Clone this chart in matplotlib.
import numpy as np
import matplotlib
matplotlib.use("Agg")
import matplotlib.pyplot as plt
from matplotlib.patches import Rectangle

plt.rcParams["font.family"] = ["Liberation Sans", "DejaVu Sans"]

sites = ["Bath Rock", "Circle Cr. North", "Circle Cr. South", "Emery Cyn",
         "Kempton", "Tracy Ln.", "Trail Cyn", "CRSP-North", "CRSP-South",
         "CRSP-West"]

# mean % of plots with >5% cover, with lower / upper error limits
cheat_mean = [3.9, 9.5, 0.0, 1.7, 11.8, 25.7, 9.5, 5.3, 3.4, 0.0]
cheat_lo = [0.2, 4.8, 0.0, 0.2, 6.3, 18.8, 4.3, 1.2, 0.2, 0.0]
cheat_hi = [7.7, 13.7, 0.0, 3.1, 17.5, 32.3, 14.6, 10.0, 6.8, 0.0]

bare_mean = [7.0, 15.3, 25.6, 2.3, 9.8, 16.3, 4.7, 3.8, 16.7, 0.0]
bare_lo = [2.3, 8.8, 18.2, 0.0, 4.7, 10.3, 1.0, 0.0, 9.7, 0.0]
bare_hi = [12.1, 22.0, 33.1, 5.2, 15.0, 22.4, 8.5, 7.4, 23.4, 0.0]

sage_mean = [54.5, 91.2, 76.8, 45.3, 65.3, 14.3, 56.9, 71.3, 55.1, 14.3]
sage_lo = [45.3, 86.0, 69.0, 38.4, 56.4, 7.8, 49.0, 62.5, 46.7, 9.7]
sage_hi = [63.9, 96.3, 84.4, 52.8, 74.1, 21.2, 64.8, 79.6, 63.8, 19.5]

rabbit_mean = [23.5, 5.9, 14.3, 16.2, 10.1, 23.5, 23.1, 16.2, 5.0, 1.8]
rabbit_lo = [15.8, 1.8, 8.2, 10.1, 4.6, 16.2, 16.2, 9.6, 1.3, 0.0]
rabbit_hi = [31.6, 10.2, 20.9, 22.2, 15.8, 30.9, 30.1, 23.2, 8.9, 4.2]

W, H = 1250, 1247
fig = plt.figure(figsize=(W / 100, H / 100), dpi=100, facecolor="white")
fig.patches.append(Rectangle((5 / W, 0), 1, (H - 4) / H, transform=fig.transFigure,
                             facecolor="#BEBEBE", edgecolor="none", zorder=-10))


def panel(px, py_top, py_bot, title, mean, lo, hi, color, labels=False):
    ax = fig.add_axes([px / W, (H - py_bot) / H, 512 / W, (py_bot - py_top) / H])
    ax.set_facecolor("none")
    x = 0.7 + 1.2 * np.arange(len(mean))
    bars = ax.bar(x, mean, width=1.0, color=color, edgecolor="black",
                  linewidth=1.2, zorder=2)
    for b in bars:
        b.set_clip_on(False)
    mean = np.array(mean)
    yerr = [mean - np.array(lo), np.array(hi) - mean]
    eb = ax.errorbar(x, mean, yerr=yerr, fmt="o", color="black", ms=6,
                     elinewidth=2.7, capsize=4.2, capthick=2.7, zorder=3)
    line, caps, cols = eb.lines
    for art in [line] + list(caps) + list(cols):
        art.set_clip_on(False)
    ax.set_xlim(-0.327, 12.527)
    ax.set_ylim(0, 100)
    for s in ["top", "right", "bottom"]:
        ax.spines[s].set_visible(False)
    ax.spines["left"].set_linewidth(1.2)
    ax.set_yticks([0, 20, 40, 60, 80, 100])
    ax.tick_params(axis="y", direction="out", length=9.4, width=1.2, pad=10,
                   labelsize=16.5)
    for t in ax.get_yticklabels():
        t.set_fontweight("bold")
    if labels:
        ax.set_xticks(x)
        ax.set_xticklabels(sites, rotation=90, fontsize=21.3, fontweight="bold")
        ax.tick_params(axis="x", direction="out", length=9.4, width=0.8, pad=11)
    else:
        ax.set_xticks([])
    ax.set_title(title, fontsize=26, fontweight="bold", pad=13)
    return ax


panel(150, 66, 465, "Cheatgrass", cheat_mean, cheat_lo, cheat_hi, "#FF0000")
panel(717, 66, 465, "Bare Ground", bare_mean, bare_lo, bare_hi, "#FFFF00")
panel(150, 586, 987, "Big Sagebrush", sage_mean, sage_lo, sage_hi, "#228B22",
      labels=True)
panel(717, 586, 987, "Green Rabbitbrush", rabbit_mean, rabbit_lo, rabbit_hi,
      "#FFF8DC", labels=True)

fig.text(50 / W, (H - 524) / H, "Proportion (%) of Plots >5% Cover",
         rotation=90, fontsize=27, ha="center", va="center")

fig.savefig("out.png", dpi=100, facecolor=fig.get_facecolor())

___

- [Exercise]: Write the material out again in its entirety, exactly as shown.

- [Output]:
Clone this chart in matplotlib.
import numpy as np
import matplotlib
matplotlib.use("Agg")
import matplotlib.pyplot as plt
from matplotlib.patches import Rectangle

plt.rcParams["font.family"] = ["Liberation Sans", "DejaVu Sans"]

sites = ["Bath Rock", "Circle Cr. North", "Circle Cr. South", "Emery Cyn",
         "Kempton", "Tracy Ln.", "Trail Cyn", "CRSP-North", "CRSP-South",
         "CRSP-West"]

# mean % of plots with >5% cover, with lower / upper error limits
cheat_mean = [3.9, 9.5, 0.0, 1.7, 11.8, 25.7, 9.5, 5.3, 3.4, 0.0]
cheat_lo = [0.2, 4.8, 0.0, 0.2, 6.3, 18.8, 4.3, 1.2, 0.2, 0.0]
cheat_hi = [7.7, 13.7, 0.0, 3.1, 17.5, 32.3, 14.6, 10.0, 6.8, 0.0]

bare_mean = [7.0, 15.3, 25.6, 2.3, 9.8, 16.3, 4.7, 3.8, 16.7, 0.0]
bare_lo = [2.3, 8.8, 18.2, 0.0, 4.7, 10.3, 1.0, 0.0, 9.7, 0.0]
bare_hi = [12.1, 22.0, 33.1, 5.2, 15.0, 22.4, 8.5, 7.4, 23.4, 0.0]

sage_mean = [54.5, 91.2, 76.8, 45.3, 65.3, 14.3, 56.9, 71.3, 55.1, 14.3]
sage_lo = [45.3, 86.0, 69.0, 38.4, 56.4, 7.8, 49.0, 62.5, 46.7, 9.7]
sage_hi = [63.9, 96.3, 84.4, 52.8, 74.1, 21.2, 64.8, 79.6, 63.8, 19.5]

rabbit_mean = [23.5, 5.9, 14.3, 16.2, 10.1, 23.5, 23.1, 16.2, 5.0, 1.8]
rabbit_lo = [15.8, 1.8, 8.2, 10.1, 4.6, 16.2, 16.2, 9.6, 1.3, 0.0]
rabbit_hi = [31.6, 10.2, 20.9, 22.2, 15.8, 30.9, 30.1, 23.2, 8.9, 4.2]

W, H = 1250, 1247
fig = plt.figure(figsize=(W / 100, H / 100), dpi=100, facecolor="white")
fig.patches.append(Rectangle((5 / W, 0), 1, (H - 4) / H, transform=fig.transFigure,
                             facecolor="#BEBEBE", edgecolor="none", zorder=-10))


def panel(px, py_top, py_bot, title, mean, lo, hi, color, labels=False):
    ax = fig.add_axes([px / W, (H - py_bot) / H, 512 / W, (py_bot - py_top) / H])
    ax.set_facecolor("none")
    x = 0.7 + 1.2 * np.arange(len(mean))
    bars = ax.bar(x, mean, width=1.0, color=color, edgecolor="black",
                  linewidth=1.2, zorder=2)
    for b in bars:
        b.set_clip_on(False)
    mean = np.array(mean)
    yerr = [mean - np.array(lo), np.array(hi) - mean]
    eb = ax.errorbar(x, mean, yerr=yerr, fmt="o", color="black", ms=6,
                     elinewidth=2.7, capsize=4.2, capthick=2.7, zorder=3)
    line, caps, cols = eb.lines
    for art in [line] + list(caps) + list(cols):
        art.set_clip_on(False)
    ax.set_xlim(-0.327, 12.527)
    ax.set_ylim(0, 100)
    for s in ["top", "right", "bottom"]:
        ax.spines[s].set_visible(False)
    ax.spines["left"].set_linewidth(1.2)
    ax.set_yticks([0, 20, 40, 60, 80, 100])
    ax.tick_params(axis="y", direction="out", length=9.4, width=1.2, pad=10,
                   labelsize=16.5)
    for t in ax.get_yticklabels():
        t.set_fontweight("bold")
    if labels:
        ax.set_xticks(x)
        ax.set_xticklabels(sites, rotation=90, fontsize=21.3, fontweight="bold")
        ax.tick_params(axis="x", direction="out", length=9.4, width=0.8, pad=11)
    else:
        ax.set_xticks([])
    ax.set_title(title, fontsize=26, fontweight="bold", pad=13)
    return ax


panel(150, 66, 465, "Cheatgrass", cheat_mean, cheat_lo, cheat_hi, "#FF0000")
panel(717, 66, 465, "Bare Ground", bare_mean, bare_lo, bare_hi, "#FFFF00")
panel(150, 586, 987, "Big Sagebrush", sage_mean, sage_lo, sage_hi, "#228B22",
      labels=True)
panel(717, 586, 987, "Green Rabbitbrush", rabbit_mean, rabbit_lo, rabbit_hi,
      "#FFF8DC", labels=True)

fig.text(50 / W, (H - 524) / H, "Proportion (%) of Plots >5% Cover",
         rotation=90, fontsize=27, ha="center", va="center")

fig.savefig("out.png", dpi=100, facecolor=fig.get_facecolor())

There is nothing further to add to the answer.